-- What the task requires --
Return the whole listing, line for line, without the pictures in it.

[start Recorded information]

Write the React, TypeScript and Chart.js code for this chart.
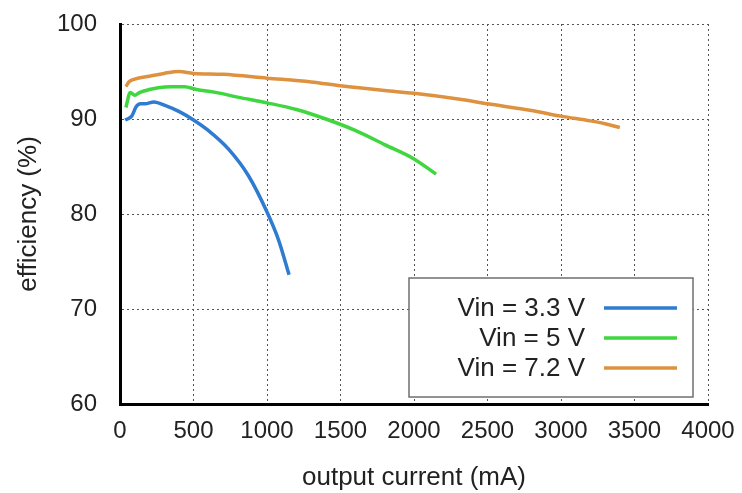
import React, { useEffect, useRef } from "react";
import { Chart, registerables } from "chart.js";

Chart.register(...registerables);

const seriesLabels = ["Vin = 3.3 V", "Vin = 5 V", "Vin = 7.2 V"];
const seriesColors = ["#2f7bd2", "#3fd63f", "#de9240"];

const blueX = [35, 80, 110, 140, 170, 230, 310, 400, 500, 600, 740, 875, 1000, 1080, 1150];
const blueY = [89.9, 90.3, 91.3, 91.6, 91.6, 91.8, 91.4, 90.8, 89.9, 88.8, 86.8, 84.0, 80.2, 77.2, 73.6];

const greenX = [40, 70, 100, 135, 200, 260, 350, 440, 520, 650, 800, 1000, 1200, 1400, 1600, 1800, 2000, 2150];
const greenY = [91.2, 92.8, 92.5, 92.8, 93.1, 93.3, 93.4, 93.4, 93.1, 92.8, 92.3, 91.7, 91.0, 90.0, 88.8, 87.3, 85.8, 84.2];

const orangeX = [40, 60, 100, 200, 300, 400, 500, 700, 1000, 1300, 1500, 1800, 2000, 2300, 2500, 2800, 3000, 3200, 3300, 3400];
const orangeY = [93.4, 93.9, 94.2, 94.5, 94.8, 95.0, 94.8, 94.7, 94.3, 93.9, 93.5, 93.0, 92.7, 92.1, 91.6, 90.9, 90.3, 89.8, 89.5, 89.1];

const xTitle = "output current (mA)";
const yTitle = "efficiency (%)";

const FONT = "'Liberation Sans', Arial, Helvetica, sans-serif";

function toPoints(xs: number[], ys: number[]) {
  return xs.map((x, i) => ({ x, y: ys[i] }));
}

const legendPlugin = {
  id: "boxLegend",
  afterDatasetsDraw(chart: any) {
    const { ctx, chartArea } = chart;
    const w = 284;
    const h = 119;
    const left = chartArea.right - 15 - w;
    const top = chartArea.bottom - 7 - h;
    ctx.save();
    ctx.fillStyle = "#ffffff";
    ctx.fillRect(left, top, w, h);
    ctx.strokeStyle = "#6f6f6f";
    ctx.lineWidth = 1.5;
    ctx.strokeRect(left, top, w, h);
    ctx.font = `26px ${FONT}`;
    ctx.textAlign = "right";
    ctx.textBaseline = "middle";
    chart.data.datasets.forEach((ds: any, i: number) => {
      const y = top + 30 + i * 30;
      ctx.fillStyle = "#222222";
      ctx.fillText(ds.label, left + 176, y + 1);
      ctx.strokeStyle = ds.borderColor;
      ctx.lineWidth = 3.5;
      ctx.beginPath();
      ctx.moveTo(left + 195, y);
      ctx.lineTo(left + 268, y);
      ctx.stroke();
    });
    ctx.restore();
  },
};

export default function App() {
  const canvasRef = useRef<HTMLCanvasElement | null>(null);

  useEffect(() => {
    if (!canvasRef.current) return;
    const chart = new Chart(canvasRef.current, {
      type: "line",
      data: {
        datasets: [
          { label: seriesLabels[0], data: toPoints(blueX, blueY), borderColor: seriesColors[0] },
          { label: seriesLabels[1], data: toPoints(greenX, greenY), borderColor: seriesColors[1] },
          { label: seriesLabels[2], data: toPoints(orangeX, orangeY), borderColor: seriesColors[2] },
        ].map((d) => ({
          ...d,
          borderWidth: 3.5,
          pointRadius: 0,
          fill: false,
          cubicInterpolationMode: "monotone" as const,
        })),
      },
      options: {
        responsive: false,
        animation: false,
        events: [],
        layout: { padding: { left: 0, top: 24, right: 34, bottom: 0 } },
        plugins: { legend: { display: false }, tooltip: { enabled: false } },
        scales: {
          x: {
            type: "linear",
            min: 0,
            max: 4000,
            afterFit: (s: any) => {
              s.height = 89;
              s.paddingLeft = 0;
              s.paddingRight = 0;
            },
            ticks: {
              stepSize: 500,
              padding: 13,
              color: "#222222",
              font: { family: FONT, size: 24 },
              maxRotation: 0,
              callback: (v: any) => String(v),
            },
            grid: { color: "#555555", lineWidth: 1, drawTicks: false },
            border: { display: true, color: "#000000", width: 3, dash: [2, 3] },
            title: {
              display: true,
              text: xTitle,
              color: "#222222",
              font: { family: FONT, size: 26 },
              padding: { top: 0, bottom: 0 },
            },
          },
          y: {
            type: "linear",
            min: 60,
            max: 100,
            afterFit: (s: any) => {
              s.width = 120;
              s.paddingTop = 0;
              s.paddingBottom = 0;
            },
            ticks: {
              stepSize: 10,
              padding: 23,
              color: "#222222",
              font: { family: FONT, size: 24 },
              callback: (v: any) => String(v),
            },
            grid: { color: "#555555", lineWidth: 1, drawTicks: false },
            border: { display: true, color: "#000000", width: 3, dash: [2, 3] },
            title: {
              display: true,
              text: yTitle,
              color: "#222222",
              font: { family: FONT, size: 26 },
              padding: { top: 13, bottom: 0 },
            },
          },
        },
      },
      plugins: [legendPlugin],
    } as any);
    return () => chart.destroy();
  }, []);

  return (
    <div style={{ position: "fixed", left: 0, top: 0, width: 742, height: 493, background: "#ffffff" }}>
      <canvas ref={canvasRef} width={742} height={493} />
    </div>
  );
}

[end Recorded information]

-- Written solution --
Write the React, TypeScript and Chart.js code for this chart.
import React, { useEffect, useRef } from "react";
import { Chart, registerables } from "chart.js";

Chart.register(...registerables);

const seriesLabels = ["Vin = 3.3 V", "Vin = 5 V", "Vin = 7.2 V"];
const seriesColors = ["#2f7bd2", "#3fd63f", "#de9240"];

const blueX = [35, 80, 110, 140, 170, 230, 310, 400, 500, 600, 740, 875, 1000, 1080, 1150];
const blueY = [89.9, 90.3, 91.3, 91.6, 91.6, 91.8, 91.4, 90.8, 89.9, 88.8, 86.8, 84.0, 80.2, 77.2, 73.6];

const greenX = [40, 70, 100, 135, 200, 260, 350, 440, 520, 650, 800, 1000, 1200, 1400, 1600, 1800, 2000, 2150];
const greenY = [91.2, 92.8, 92.5, 92.8, 93.1, 93.3, 93.4, 93.4, 93.1, 92.8, 92.3, 91.7, 91.0, 90.0, 88.8, 87.3, 85.8, 84.2];

const orangeX = [40, 60, 100, 200, 300, 400, 500, 700, 1000, 1300, 1500, 1800, 2000, 2300, 2500, 2800, 3000, 3200, 3300, 3400];
const orangeY = [93.4, 93.9, 94.2, 94.5, 94.8, 95.0, 94.8, 94.7, 94.3, 93.9, 93.5, 93.0, 92.7, 92.1, 91.6, 90.9, 90.3, 89.8, 89.5, 89.1];

const xTitle = "output current (mA)";
const yTitle = "efficiency (%)";

const FONT = "'Liberation Sans', Arial, Helvetica, sans-serif";

function toPoints(xs: number[], ys: number[]) {
  return xs.map((x, i) => ({ x, y: ys[i] }));
}

const legendPlugin = {
  id: "boxLegend",
  afterDatasetsDraw(chart: any) {
    const { ctx, chartArea } = chart;
    const w = 284;
    const h = 119;
    const left = chartArea.right - 15 - w;
    const top = chartArea.bottom - 7 - h;
    ctx.save();
    ctx.fillStyle = "#ffffff";
    ctx.fillRect(left, top, w, h);
    ctx.strokeStyle = "#6f6f6f";
    ctx.lineWidth = 1.5;
    ctx.strokeRect(left, top, w, h);
    ctx.font = `26px ${FONT}`;
    ctx.textAlign = "right";
    ctx.textBaseline = "middle";
    chart.data.datasets.forEach((ds: any, i: number) => {
      const y = top + 30 + i * 30;
      ctx.fillStyle = "#222222";
      ctx.fillText(ds.label, left + 176, y + 1);
      ctx.strokeStyle = ds.borderColor;
      ctx.lineWidth = 3.5;
      ctx.beginPath();
      ctx.moveTo(left + 195, y);
      ctx.lineTo(left + 268, y);
      ctx.stroke();
    });
    ctx.restore();
  },
};

export default function App() {
  const canvasRef = useRef<HTMLCanvasElement | null>(null);

  useEffect(() => {
    if (!canvasRef.current) return;
    const chart = new Chart(canvasRef.current, {
      type: "line",
      data: {
        datasets: [
          { label: seriesLabels[0], data: toPoints(blueX, blueY), borderColor: seriesColors[0] },
          { label: seriesLabels[1], data: toPoints(greenX, greenY), borderColor: seriesColors[1] },
          { label: seriesLabels[2], data: toPoints(orangeX, orangeY), borderColor: seriesColors[2] },
        ].map((d) => ({
          ...d,
          borderWidth: 3.5,
          pointRadius: 0,
          fill: false,
          cubicInterpolationMode: "monotone" as const,
        })),
      },
      options: {
        responsive: false,
        animation: false,
        events: [],
        layout: { padding: { left: 0, top: 24, right: 34, bottom: 0 } },
        plugins: { legend: { display: false }, tooltip: { enabled: false } },
        scales: {
          x: {
            type: "linear",
            min: 0,
            max: 4000,
            afterFit: (s: any) => {
              s.height = 89;
              s.paddingLeft = 0;
              s.paddingRight = 0;
            },
            ticks: {
              stepSize: 500,
              padding: 13,
              color: "#222222",
              font: { family: FONT, size: 24 },
              maxRotation: 0,
              callback: (v: any) => String(v),
            },
            grid: { color: "#555555", lineWidth: 1, drawTicks: false },
            border: { display: true, color: "#000000", width: 3, dash: [2, 3] },
            title: {
              display: true,
              text: xTitle,
              color: "#222222",
              font: { family: FONT, size: 26 },
              padding: { top: 0, bottom: 0 },
            },
          },
          y: {
            type: "linear",
            min: 60,
            max: 100,
            afterFit: (s: any) => {
              s.width = 120;
              s.paddingTop = 0;
              s.paddingBottom = 0;
            },
            ticks: {
              stepSize: 10,
              padding: 23,
              color: "#222222",
              font: { family: FONT, size: 24 },
              callback: (v: any) => String(v),
            },
            grid: { color: "#555555", lineWidth: 1, drawTicks: false },
            border: { display: true, color: "#000000", width: 3, dash: [2, 3] },
            title: {
              display: true,
              text: yTitle,
              color: "#222222",
              font: { family: FONT, size: 26 },
              padding: { top: 13, bottom: 0 },
            },
          },
        },
      },
      plugins: [legendPlugin],
    } as any);
    return () => chart.destroy();
  }, []);

  return (
    <div style={{ position: "fixed", left: 0, top: 0, width: 742, height: 493, background: "#ffffff" }}>
      <canvas ref={canvasRef} width={742} height={493} />
    </div>
  );
}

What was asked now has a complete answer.